I am trying to create knowledge graph from RDF triples produced from an Open IE tool. The issue is that it crashes for large number of requests. So I am trying to scale it. One solution I could think is using Apache Spark.
After creating individual graphs for each request, I would like to merge them into a sinlge large-scale knowledge graph. How is this possible? Can I use MapReduce for this? How will the pipeline look like?
My ultimate goal will be to query upon large-scale knowledge graphs produced. How can I achieve this? Do I need Neo4j for this?
import org.apache.spark.{SparkConf, SparkContext}
import org.apache.spark.graphx.{Graph, Edge, VertexId}
import org.neo4j.driver.v1._
object KnowledgeGraphBuilder {
def main(args: Array[String]): Unit = {
// Initialize Spark
val conf = new SparkConf().setAppName("KnowledgeGraphBuilder").setMaster("local[*]")
val sc = new SparkContext(conf)
// Assume your OpenIE tool outputs triples in a format like "subject predicate object"
val input = sc.textFile("path/to/your/rdf_triples.txt")
// Parse triples into graph elements
val triples = input.map(line => {
val parts = line.split("\\s+")
if (parts.length == 3) (parts(0), parts(1), parts(2)) else ("", "", "")
}).filter(triple => triple._1.nonEmpty && triple._2.nonEmpty && triple._3.nonEmpty)

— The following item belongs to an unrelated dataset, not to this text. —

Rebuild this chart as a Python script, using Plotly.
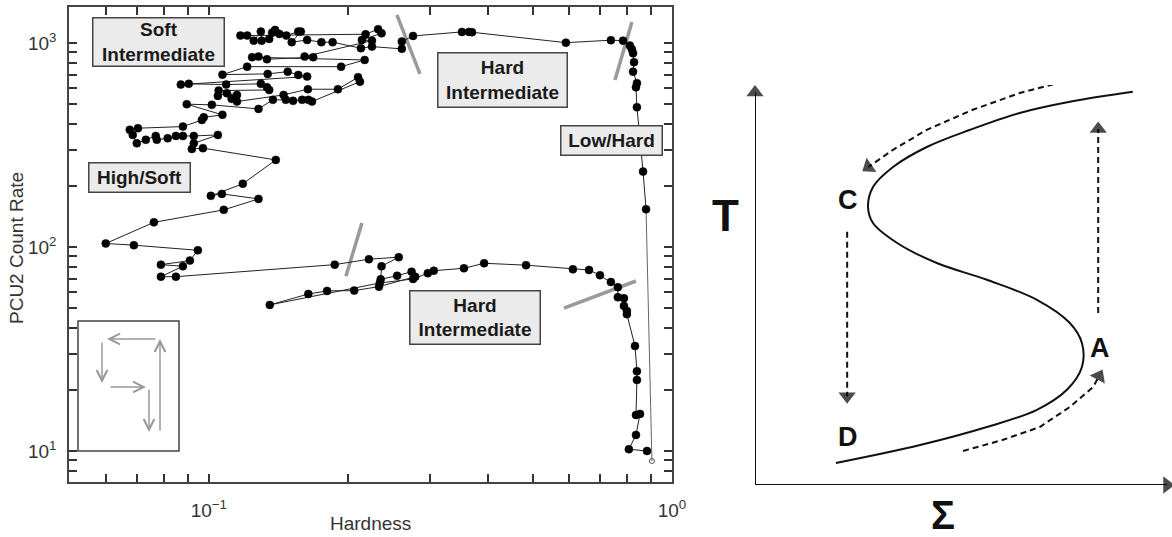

// Convert triples to vertices and edges in GraphX
val vertices = triples.flatMap { case (subject, predicate, obj) =>
List((subject, ""), (obj, ""))
}.distinct().zipWithIndex.map { case ((name, _), id) => (id, name) }
val edges = triples.map { case (subject, predicate, obj) =>
val srcId = vertices.lookup(subject).head
val dstId = vertices.lookup(obj).head
Edge(srcId, dstId, predicate)
}
// Create graph
val graph = Graph(vertices, edges)
// Here you might want to perform some graph operations like connecting subgraphs or cleaning
// Merge graphs if you have multiple sources or batches
// For simplicity, we're assuming one large graph here
val mergedGraph = graph // If you had multiple graphs, you'd merge them here
// Convert to Neo4j format for batch insertion
val neo4jCypherQueries = mergedGraph.triplets.map(triplet => {
s"CREATE (s:Node {name: '${triplet.srcAttr}'})-[:${triplet.attr}]->(o:Node {name: '${triplet.dstAttr}'})"
}).collect()
// Connect to Neo4j
val driver = GraphDatabase.driver("bolt://localhost:7687", AuthTokens.basic("neo4j", "password"))
val session = driver.session()
// Batch insert into Neo4j
neo4jCypherQueries.foreach(query => {
session.run(query)
})
session.close()
driver.close()
sc.stop()
}
}